The HA system uses a heartbeat mechanism to monitor node health and manage leadership:

  • Heartbeat interval: Every 5 seconds
  • Heartbeat expiration period: 10 seconds
  • Typical failover window: 5-15 seconds
    • Best case: ~5 seconds (standby checks immediately after primary failure)
    • Worst case: ~15 seconds (standby waits for next heartbeat + heartbeat expiration)

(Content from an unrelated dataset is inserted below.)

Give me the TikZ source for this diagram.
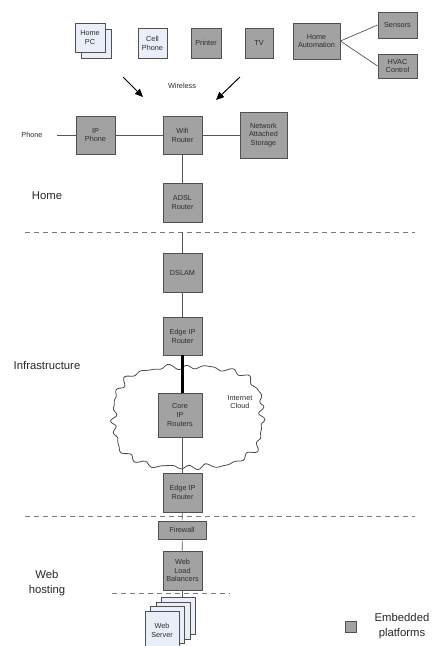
\documentclass[tikz,border=0pt]{standalone}
\usepackage{fontspec}
\setmainfont{Liberation Sans}
\usetikzlibrary{arrows.meta}
\definecolor{boxgray}{RGB}{162,162,162}
\definecolor{boxlight}{RGB}{233,238,249}
\definecolor{boxline}{RGB}{80,80,80}
\definecolor{wire}{RGB}{85,85,85}
\definecolor{txt}{RGB}{45,45,45}
\begin{document}
\begin{tikzpicture}[x=1pt,y=-1pt,
  unit/.style={draw=boxline, line width=0.9pt, inner sep=0pt, align=center,
    text=txt, font=\fontsize{7.3}{8.8}\selectfont},
  emb/.style={unit, fill=boxgray},
  pc/.style={unit, fill=boxlight},
  link/.style={draw=wire, line width=0.7pt},
  zone/.style={draw=wire!80, line width=0.7pt, dash pattern=on 5pt off 4pt},
  area/.style={font=\fontsize{11.3}{14.5}\selectfont, text=black!85, align=center},
  note/.style={font=\fontsize{7.3}{8.8}\selectfont, text=txt, align=center},
  wl/.style={line width=1pt, -{Triangle[length=8pt,width=7pt]}}]
\useasboundingbox (0,0) rectangle (433,646);

% --- home devices ---
\node[pc, minimum width=30pt, minimum height=29pt] (pcback) at (96,43.5) {};
\node[pc, minimum width=30pt, minimum height=29pt] (pc) at (90,37.5) {Home\\PC};
\node[pc, minimum width=29pt, minimum height=30pt] (cell) at (152.5,43) {Cell\\Phone};
\node[emb, minimum width=30pt, minimum height=30pt] (printer) at (206,43) {Printer};
\node[emb, minimum width=28pt, minimum height=30pt] (tv) at (259,43) {TV};
\node[emb, minimum width=47pt, minimum height=36pt] (auto) at (316.5,41) {Home\\Automation};
\node[emb, minimum width=39pt, minimum height=26pt] (sensors) at (397.5,25) {Sensors};
\node[emb, minimum width=39pt, minimum height=24pt] (hvac) at (397.5,66) {HVAC\\Control};
\draw[link] (auto.east) -- (sensors.west);
\draw[link] (auto.east) -- (hvac.west);

\node[note] (wireless) at (182,86) {Wireless};
\coordinate (wa1) at (123,77);
\coordinate (wb1) at (143,97);
\coordinate (wa2) at (240,77);
\coordinate (wb2) at (216,100);
\draw[wl] (wa1) -- (wb1);
\draw[wl] (wa2) -- (wb2);

% --- home network ---
\node[note] (phone) at (32,135) {Phone};
\node[emb, minimum width=39pt, minimum height=38pt] (ipphone) at (95.5,135) {IP\\Phone};
\node[emb, minimum width=39pt, minimum height=38pt] (wifi) at (182.5,135) {Wifi\\Router};
\node[emb, minimum width=47pt, minimum height=46pt] (nas) at (263.5,135) {Network\\Attached\\Storage};
\node[emb, minimum width=39pt, minimum height=39pt] (adsl) at (182.5,202.5) {ADSL\\Router};
\coordinate (phoneend) at (57,135);
\draw[link] (phoneend) -- (ipphone.west);
\draw[link] (ipphone) -- (wifi);
\draw[link] (wifi) -- (nas);
\draw[link] (wifi) -- (adsl);
\node[area] (home) at (47,196) {Home};

% --- zone borders ---
\coordinate (z1a) at (25,232);  \coordinate (z1b) at (415,232);
\coordinate (z2a) at (25,516);  \coordinate (z2b) at (415,516);
\coordinate (z3a) at (112,593); \coordinate (z3b) at (230,593);
\draw[zone] (z1a) -- (z1b);
\draw[zone] (z2a) -- (z2b);
\draw[zone] (z3a) -- (z3b);

% --- infrastructure: hand-drawn style cloud outline ---
\draw[line width=0.8pt, draw=black!70, fill=white]
  plot[smooth cycle, domain=1.3:361.3, samples=280, variable=\t]
  ({188+74*cos(\t)/((abs(cos(\t))^3+abs(sin(\t))^3)^(1/3))*(1+0.022*sin(23*\t)+0.016*sin(31*\t+50)+0.012*sin(13*\t+10))},
   {417+50*sin(\t)/((abs(cos(\t))^3+abs(sin(\t))^3)^(1/3))*(1+0.03*sin(23*\t)+0.022*sin(31*\t+50)+0.015*sin(13*\t+10))});
\node[note] (cloudlbl) at (240,402) {Internet\\Cloud};

\node[emb, minimum width=39pt, minimum height=39pt] (dslam) at (182.5,272.5) {DSLAM};
\node[emb, minimum width=39pt, minimum height=38pt] (edge1) at (182.5,336) {Edge IP\\Router};
\node[emb, minimum width=44pt, minimum height=44pt] (core) at (180,415) {Core\\IP\\Routers};
\node[emb, minimum width=39pt, minimum height=39pt] (edge2) at (182.5,492.5) {Edge IP\\Router};
\coordinate (dslamin) at (182.5,232);
\draw[link] (dslamin) -- (dslam.north);
\draw[link] (dslam) -- (edge1);
\draw[line width=2.6pt] (edge1.south) -- (edge1.south |- core.north);
\draw[link] (core.south -| edge2.north) -- (edge2.north);
\node[area] (infra) at (47,365) {Infrastructure};

% --- web hosting ---
\node[emb, minimum width=48pt, minimum height=18pt] (firewall) at (182,530) {Firewall};
\node[emb, minimum width=39pt, minimum height=39pt] (wlb) at (182.5,570.5) {Web\\Load\\Balancers};
\node[pc, minimum width=34pt, minimum height=37pt] (ws3) at (178.5,615.9) {};
\node[pc, minimum width=34pt, minimum height=37pt] (ws2) at (173,620.6) {};
\node[pc, minimum width=34pt, minimum height=37pt] (ws1) at (167.5,625.3) {};
\node[pc, minimum width=34pt, minimum height=37pt] (ws) at (162,630) {Web\\Server};
\draw[link] (edge2) -- (firewall);
\draw[link] (firewall) -- (wlb);
\draw[link] (wlb.south) -- (wlb.south |- ws3.north);
\node[area] (web) at (47,583) {Web\\hosting};

% --- legend ---
\node[emb, minimum width=11pt, minimum height=11pt] (key) at (351,627) {};
\node[area] (keylbl) at (402,626) {Embedded\\platforms};
\end{tikzpicture}
\end{document}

The primary node renews its heartbeat in the PostgreSQL database every 5 seconds. If a primary node fails to check in, the heartbeat expires after 10 seconds. Standby nodes also send heartbeats every 5 seconds, and the first node to send a heartbeat after the primary heartbeat expiration will be elected to be the new primary by the database.

File Synchronization

The following files are maintained and synchronized across all nodes in the HA cluster:

Configuration Files:

  • intelligencehub-configuration.json - Project configuration
  • intelligencehub-settings.json - System settings
  • intelligencehub-systemvariables.json - System variables
  • intelligencehub-remoteconfig.json - Remote configuration settings
  • intelligencehub-users.json - User accounts, roles, and API keys
  • intelligencehub-secrets.json - Encrypted secrets
  • intelligencehub-certificatestore.pkcs12 - Only certificates and private keys are maintained. The mechanisms used for encrypting and decrypting secrets will remain on the local instance. To decrypt keys across multiple HA instances, copy the pkcs12 file of the primary to each instance.
  • intelligencehub-identityproviders.json - Identity provider configurations
  • intelligencehub.license - License file

Data Stores:

  • intelligencehub-cache.db - Cache store
  • intelligencehub-state.db - State store

Configuration and data stores are synchronized between nodes to ensure a standby can seamlessly take over:

  • Primary mode sync interval: Every 5 seconds (pushes changes to database)
  • Secondary mode sync interval: Every 60 seconds (pulls changes from database)
  • Sync operations:
    • Deployment files are compared by hash before transfer. Files are synced when there is a change.
    • Cache and state stores only push the most recent 10,000 values per sync attempt
  • Data retention:
    • Data from the Data Stores are retained on the PostgreSQL database for up to 24 hours
    • Each transaction row is tracked relative to its upload time
    • Transactions that haven’t been updated and are older than 24 hours are automatically deleted
    • To miss data, more than 10,000 unique transactions per 5 seconds would need to occur in the cache or state stores

Promotion Process

When a Secondary Becomes Primary

  1. Pre-promotion sync: Secondary performs one final pull to ensure data consistency
  2. Runtime startup: Starts the main runtime with synchronized data
  3. Heartbeat confirmation: New primary renews heartbeat every 5 seconds

When a Primary Node Fails

  1. Heartbeat expiration: After 10 seconds without renewal, the heartbeat expires
  2. Leadership acquisition: Next heartbeat from a standby (within 5 seconds) acquires leadership
  3. Automatic promotion: Standby node detects acquisition and promotes to primary
  4. Service continuity: Total downtime is typically 5-15 seconds

When the Preferred Primary Comes Back Online

The system supports setting a preferred primary node configuration:

  • When the preferred primary node comes online, it will take over from the current primary
  • This happens during the next heartbeat cycle (within 5 seconds)
  • The transition follows the same promotion process (sync → promote → start)

Graceful Shutdown

Primary Node Shutdown

  1. Leadership release: Immediately expires the heartbeat (sets expiration to 10 seconds in the past)
  2. Runtime stop: Cleanly shuts down the active runtime
  3. Connection cleanup: Closes HA database connection
  4. Fast failover: By expiring the heartbeat immediately, standby nodes can acquire leadership on their next heartbeat (~5 seconds)

Database

Currently, only PostgreSQL is supported for the database.